What is the average cost of a wedding in 2024?

The national average is $33,000–$35,000 based on The Knot's 2024 Real Weddings Study, for a wedding of about 100–115 guests. Major metros (NYC, SF, Boston, Chicago) routinely run 40–60% above that average, while smaller markets in the Midwest and South run 20–30% below.

How much should I budget per guest?

Plan for $250–$500 per guest all-in, depending on your city and formality. Catering and bar alone typically run $125–$250 per person at a full-service venue, and the rest covers their share of rentals, stationery, florals, and favors.

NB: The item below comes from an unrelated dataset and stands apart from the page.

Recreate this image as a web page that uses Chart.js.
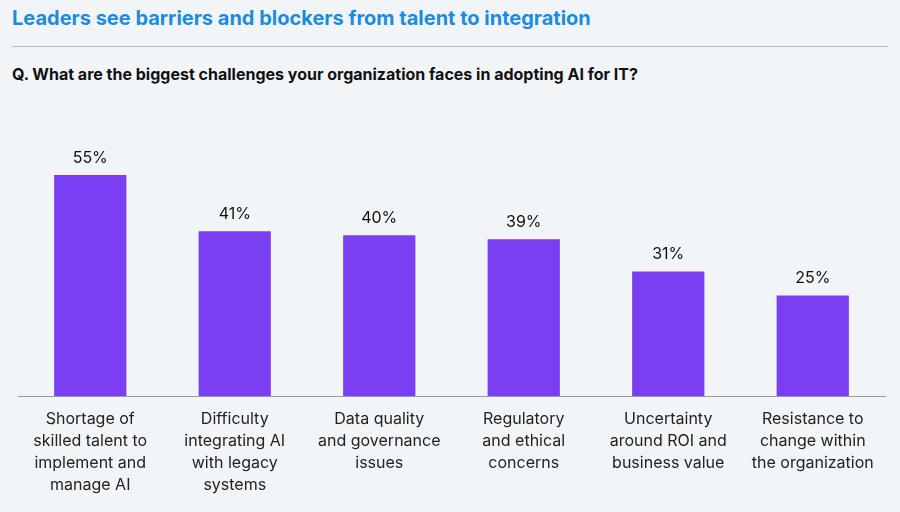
<!DOCTYPE html>
<html><head><meta charset="utf-8">
<script src="https://cdn.jsdelivr.net/npm/chart.js@4"></script>
<style>
html,body{margin:0;padding:0;background:#f2f5f8;width:900px;height:512px;overflow:hidden;font-family:Inter,"Liberation Sans",Arial,sans-serif}
#t{position:absolute;left:12px;top:6px;font-size:20px;font-weight:700;color:#1a8ce0}
#hr{position:absolute;left:12px;top:46px;width:876px;height:1px;background:#b8bcc2}
#s{position:absolute;left:12px;top:64px;font-size:16px;font-weight:700;color:#111}
#w{position:absolute;left:0;top:0;width:900px;height:512px}
</style></head><body>
<div id="t">Leaders see barriers and blockers from talent to integration</div>
<div id="hr"></div>
<div id="s">Q. What are the biggest challenges your organization faces in adopting AI for IT?</div>
<div id="w"><canvas id="c"></canvas></div>
<script>
const categories=[["Shortage of","skilled talent to","implement and","manage AI"],["Difficulty","integrating AI","with legacy","systems"],["Data quality","and governance","issues"],["Regulatory","and ethical","concerns"],["Uncertainty","around ROI and","business value"],["Resistance to","change within","the organization"]];
const values=[55,41,40,39,31,25];
const labelPlugin={id:'lbl',afterDatasetsDraw(ch){const ctx=ch.ctx;const m=ch.getDatasetMeta(0);ctx.save();ctx.font='16px Inter, "Liberation Sans", Arial';ctx.fillStyle='#111';ctx.textAlign='center';ctx.textBaseline='bottom';m.data.forEach((b,i)=>ctx.fillText(values[i]+'%',b.x,b.y-9));ctx.restore();}};
new Chart(document.getElementById('c'),{type:'bar',data:{labels:categories,datasets:[{data:values,backgroundColor:'#7a3ff2',barPercentage:0.5,categoryPercentage:1}]},
options:{responsive:true,maintainAspectRatio:false,animation:false,layout:{padding:{left:18,right:15,top:155,bottom:0}},
plugins:{legend:{display:false},tooltip:{enabled:false}},
scales:{y:{display:false,min:0,max:60},x:{afterFit(s){s.height=116},grid:{display:false,drawTicks:false},border:{color:'#999',width:1},
ticks:{color:'#222',font:{size:16,family:'Inter, "Liberation Sans", Arial',lineHeight:1.38},padding:12,maxRotation:0,autoSkip:false}}}},
plugins:[labelPlugin]});
</script></body></html>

What percentage of the wedding budget goes to the venue?

Venue plus catering typically eats 40–50% of the total budget. The venue rental fee alone is usually 12–18%, but most venues require you to use their in-house catering or charge a separate food-and-beverage minimum, which is why the two are best treated as one line.

Is a $20,000 wedding realistic?

Yes, especially for 40–70 guests or in lower-cost markets. To hit $20,000, you'll typically need to choose a non-Saturday date, a venue with no rental fee (restaurant buyout, family property, AirBnB), a photographer in the $2,500–$4,000 range, and beer-and-wine instead of full bar.

How much should I keep in contingency?

Reserve 5–10% of your total budget for surprises. The most common overruns are final guest count tipping over your catering estimate, dress alterations, day-of vendor tips, and weather-related rentals (heaters, tents, umbrellas).

When should I start booking and paying vendors?

Book your venue 10–14 months out, photographer and caterer 9–12 months out, and most other vendors 6–9 months out. Most vendors take a 25–50% deposit at signing with the balance due 14–30 days before the wedding, so map your cash flow accordingly.

Do I need to budget for tips?

Yes. Plan 15–20% on top of service-based vendors (catering staff, bartenders, hair/makeup, transportation drivers) unless gratuity is written into the contract. Photographers, DJs, planners, and florists are typically tipped $50–$200 each as a thank-you, not a percentage.